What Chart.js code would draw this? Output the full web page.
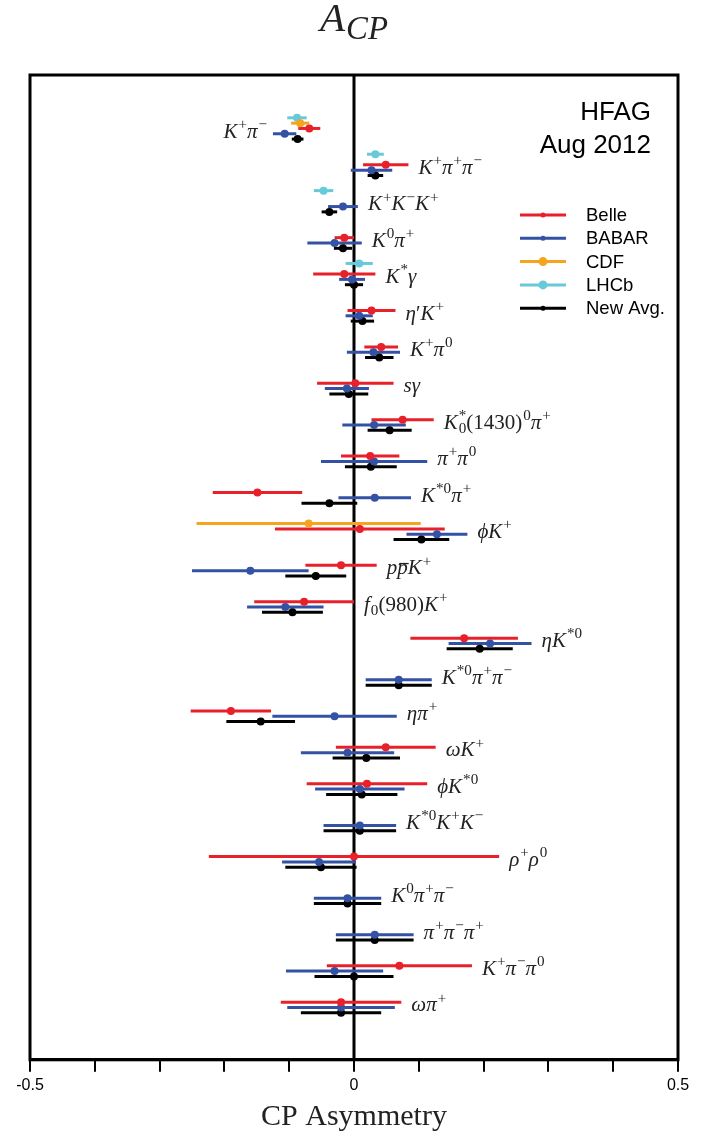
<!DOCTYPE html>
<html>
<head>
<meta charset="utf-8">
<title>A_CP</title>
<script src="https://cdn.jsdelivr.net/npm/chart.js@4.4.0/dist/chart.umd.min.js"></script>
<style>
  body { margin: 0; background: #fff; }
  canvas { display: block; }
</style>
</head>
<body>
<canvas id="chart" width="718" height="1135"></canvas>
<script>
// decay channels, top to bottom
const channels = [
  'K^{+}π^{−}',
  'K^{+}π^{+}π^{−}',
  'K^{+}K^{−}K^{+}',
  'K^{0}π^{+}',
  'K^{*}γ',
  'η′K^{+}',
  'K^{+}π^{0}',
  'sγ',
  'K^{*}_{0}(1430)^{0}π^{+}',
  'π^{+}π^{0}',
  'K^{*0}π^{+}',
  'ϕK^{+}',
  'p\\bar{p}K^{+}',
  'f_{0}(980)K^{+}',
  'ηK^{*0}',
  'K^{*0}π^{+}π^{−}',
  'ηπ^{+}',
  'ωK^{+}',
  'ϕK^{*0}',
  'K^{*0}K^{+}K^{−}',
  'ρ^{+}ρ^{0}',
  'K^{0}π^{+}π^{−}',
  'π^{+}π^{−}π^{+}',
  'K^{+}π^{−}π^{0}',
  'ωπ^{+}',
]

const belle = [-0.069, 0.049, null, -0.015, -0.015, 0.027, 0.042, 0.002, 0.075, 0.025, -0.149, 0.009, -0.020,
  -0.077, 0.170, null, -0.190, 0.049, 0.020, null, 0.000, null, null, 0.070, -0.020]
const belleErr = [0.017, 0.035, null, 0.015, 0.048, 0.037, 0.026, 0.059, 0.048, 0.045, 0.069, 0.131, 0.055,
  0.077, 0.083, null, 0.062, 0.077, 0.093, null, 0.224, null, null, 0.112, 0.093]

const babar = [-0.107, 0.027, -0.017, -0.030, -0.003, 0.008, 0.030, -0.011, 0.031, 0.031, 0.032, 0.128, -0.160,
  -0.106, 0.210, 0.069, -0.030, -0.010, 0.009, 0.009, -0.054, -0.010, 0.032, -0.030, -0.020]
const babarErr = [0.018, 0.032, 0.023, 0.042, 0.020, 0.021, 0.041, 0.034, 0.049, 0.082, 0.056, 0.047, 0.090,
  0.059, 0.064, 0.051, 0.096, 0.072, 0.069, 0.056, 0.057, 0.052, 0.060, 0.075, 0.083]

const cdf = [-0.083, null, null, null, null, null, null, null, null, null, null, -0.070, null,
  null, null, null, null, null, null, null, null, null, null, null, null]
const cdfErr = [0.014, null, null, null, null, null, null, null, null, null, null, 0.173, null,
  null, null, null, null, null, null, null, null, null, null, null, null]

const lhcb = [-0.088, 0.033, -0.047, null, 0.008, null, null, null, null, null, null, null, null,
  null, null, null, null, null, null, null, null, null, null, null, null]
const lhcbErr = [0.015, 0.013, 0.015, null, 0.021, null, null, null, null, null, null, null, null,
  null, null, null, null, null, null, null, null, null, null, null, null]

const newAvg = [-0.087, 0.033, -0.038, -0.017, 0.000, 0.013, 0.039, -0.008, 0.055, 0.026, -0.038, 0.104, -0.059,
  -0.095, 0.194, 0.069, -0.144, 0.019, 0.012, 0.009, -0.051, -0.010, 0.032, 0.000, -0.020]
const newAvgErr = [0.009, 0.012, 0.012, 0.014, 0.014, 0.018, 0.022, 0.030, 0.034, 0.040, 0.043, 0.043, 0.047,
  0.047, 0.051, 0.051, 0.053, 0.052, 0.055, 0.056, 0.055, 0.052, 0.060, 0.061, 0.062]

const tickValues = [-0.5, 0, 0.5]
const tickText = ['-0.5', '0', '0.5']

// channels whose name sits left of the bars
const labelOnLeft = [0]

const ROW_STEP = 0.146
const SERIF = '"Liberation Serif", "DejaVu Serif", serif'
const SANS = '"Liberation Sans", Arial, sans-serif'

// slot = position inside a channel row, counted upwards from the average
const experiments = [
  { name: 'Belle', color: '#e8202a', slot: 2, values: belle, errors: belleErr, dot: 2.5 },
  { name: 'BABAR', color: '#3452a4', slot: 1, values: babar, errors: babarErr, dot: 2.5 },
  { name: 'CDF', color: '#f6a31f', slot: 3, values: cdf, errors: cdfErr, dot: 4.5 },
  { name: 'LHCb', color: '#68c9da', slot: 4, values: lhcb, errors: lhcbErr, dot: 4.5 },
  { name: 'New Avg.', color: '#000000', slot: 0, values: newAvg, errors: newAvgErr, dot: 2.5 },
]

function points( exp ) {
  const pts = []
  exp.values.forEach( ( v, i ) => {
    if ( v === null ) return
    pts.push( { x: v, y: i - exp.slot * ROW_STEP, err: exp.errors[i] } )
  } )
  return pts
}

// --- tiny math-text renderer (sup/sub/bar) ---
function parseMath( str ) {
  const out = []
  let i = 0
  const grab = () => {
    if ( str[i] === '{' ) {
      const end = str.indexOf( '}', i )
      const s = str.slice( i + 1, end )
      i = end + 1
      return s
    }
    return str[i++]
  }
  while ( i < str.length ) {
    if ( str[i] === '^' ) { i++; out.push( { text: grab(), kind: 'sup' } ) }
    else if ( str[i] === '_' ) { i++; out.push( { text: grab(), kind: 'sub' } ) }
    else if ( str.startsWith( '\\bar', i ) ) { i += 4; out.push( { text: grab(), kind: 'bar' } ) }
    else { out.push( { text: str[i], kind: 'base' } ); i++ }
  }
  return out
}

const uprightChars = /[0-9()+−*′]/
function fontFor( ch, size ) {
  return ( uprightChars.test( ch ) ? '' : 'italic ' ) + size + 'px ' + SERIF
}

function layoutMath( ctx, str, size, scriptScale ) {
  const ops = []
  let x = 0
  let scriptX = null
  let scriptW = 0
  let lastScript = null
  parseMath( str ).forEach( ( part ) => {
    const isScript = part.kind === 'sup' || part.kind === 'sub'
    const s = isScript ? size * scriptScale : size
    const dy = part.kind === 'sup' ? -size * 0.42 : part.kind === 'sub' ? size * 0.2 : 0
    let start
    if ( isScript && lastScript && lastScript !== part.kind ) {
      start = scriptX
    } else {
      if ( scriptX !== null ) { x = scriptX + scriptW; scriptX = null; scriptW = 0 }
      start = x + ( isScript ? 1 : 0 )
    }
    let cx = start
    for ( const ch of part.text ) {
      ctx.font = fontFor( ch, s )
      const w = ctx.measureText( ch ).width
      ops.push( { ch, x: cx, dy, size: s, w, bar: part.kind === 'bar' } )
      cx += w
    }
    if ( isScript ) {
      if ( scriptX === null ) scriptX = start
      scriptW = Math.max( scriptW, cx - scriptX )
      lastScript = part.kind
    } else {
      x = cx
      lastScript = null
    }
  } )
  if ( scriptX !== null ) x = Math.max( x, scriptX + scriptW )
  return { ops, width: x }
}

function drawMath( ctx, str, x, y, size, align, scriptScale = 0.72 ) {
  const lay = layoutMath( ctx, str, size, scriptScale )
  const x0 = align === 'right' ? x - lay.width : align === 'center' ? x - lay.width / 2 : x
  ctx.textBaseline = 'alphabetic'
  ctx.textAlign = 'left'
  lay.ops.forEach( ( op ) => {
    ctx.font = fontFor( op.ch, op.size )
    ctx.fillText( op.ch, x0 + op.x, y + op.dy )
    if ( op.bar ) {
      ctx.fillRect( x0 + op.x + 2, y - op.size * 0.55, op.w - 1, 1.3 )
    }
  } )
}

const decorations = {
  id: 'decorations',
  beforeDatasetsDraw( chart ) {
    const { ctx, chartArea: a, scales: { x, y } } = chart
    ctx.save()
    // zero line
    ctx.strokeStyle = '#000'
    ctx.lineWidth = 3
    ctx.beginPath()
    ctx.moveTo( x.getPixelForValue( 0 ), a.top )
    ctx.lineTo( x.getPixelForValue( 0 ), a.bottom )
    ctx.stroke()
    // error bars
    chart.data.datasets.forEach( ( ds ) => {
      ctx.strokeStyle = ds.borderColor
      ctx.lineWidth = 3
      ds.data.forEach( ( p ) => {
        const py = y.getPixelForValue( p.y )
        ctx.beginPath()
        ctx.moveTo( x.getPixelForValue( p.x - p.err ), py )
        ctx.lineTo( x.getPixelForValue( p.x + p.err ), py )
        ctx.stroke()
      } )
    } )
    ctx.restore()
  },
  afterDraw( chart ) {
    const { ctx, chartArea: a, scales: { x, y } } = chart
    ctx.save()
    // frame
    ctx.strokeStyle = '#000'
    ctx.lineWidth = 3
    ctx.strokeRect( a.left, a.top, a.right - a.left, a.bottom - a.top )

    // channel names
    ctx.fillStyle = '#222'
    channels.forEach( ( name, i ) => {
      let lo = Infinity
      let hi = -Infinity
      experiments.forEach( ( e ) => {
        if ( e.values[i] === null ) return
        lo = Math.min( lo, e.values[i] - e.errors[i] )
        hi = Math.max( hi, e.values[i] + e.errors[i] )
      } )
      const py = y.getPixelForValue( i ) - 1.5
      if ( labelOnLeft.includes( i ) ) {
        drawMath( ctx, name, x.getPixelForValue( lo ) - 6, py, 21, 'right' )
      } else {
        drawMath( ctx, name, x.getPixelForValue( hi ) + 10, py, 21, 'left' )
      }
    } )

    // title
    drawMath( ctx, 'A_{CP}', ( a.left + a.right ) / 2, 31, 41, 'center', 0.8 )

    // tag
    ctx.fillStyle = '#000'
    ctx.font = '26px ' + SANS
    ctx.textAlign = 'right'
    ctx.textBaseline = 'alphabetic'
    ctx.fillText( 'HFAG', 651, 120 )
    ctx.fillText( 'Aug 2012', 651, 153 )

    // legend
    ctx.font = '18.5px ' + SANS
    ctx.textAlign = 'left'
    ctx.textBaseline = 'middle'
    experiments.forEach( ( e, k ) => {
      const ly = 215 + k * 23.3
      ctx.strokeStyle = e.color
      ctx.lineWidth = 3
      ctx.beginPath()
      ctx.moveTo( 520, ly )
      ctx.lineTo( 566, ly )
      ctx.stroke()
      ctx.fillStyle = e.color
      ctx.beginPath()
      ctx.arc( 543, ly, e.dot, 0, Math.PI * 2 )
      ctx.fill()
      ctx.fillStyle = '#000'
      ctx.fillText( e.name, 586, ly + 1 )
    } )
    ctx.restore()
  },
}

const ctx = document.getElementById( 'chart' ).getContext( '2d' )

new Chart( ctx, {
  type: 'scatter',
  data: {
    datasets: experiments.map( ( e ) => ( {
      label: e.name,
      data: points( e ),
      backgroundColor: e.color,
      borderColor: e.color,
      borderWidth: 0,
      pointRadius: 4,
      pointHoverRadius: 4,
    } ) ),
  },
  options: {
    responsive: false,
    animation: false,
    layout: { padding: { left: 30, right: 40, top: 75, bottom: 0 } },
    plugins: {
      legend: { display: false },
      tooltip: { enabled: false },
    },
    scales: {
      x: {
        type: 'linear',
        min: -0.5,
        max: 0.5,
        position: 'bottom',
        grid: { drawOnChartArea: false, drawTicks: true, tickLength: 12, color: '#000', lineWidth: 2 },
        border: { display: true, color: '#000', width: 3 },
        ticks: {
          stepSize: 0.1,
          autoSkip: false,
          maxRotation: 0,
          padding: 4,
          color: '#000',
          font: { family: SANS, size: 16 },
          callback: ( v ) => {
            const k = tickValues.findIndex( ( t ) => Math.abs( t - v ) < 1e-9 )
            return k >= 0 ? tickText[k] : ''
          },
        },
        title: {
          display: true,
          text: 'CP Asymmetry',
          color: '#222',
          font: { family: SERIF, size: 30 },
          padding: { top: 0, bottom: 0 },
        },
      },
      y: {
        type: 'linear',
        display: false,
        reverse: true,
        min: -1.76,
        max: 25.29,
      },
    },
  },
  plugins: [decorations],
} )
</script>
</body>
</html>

____________

*SET TASK*
Write out, word for word, the lines from the start of the data through the one holding "null, 0.112, 0.093]". Omit pictures.

*FULL RESPONSE*
What Chart.js code would draw this? Output the full web page.
<!DOCTYPE html>
<html>
<head>
<meta charset="utf-8">
<title>A_CP</title>
<script src="https://cdn.jsdelivr.net/npm/chart.js@4.4.0/dist/chart.umd.min.js"></script>
<style>
  body { margin: 0; background: #fff; }
  canvas { display: block; }
</style>
</head>
<body>
<canvas id="chart" width="718" height="1135"></canvas>
<script>
// decay channels, top to bottom
const channels = [
  'K^{+}π^{−}',
  'K^{+}π^{+}π^{−}',
  'K^{+}K^{−}K^{+}',
  'K^{0}π^{+}',
  'K^{*}γ',
  'η′K^{+}',
  'K^{+}π^{0}',
  'sγ',
  'K^{*}_{0}(1430)^{0}π^{+}',
  'π^{+}π^{0}',
  'K^{*0}π^{+}',
  'ϕK^{+}',
  'p\\bar{p}K^{+}',
  'f_{0}(980)K^{+}',
  'ηK^{*0}',
  'K^{*0}π^{+}π^{−}',
  'ηπ^{+}',
  'ωK^{+}',
  'ϕK^{*0}',
  'K^{*0}K^{+}K^{−}',
  'ρ^{+}ρ^{0}',
  'K^{0}π^{+}π^{−}',
  'π^{+}π^{−}π^{+}',
  'K^{+}π^{−}π^{0}',
  'ωπ^{+}',
]

const belle = [-0.069, 0.049, null, -0.015, -0.015, 0.027, 0.042, 0.002, 0.075, 0.025, -0.149, 0.009, -0.020,
  -0.077, 0.170, null, -0.190, 0.049, 0.020, null, 0.000, null, null, 0.070, -0.020]
const belleErr = [0.017, 0.035, null, 0.015, 0.048, 0.037, 0.026, 0.059, 0.048, 0.045, 0.069, 0.131, 0.055,
  0.077, 0.083, null, 0.062, 0.077, 0.093, null, 0.224, null, null, 0.112, 0.093]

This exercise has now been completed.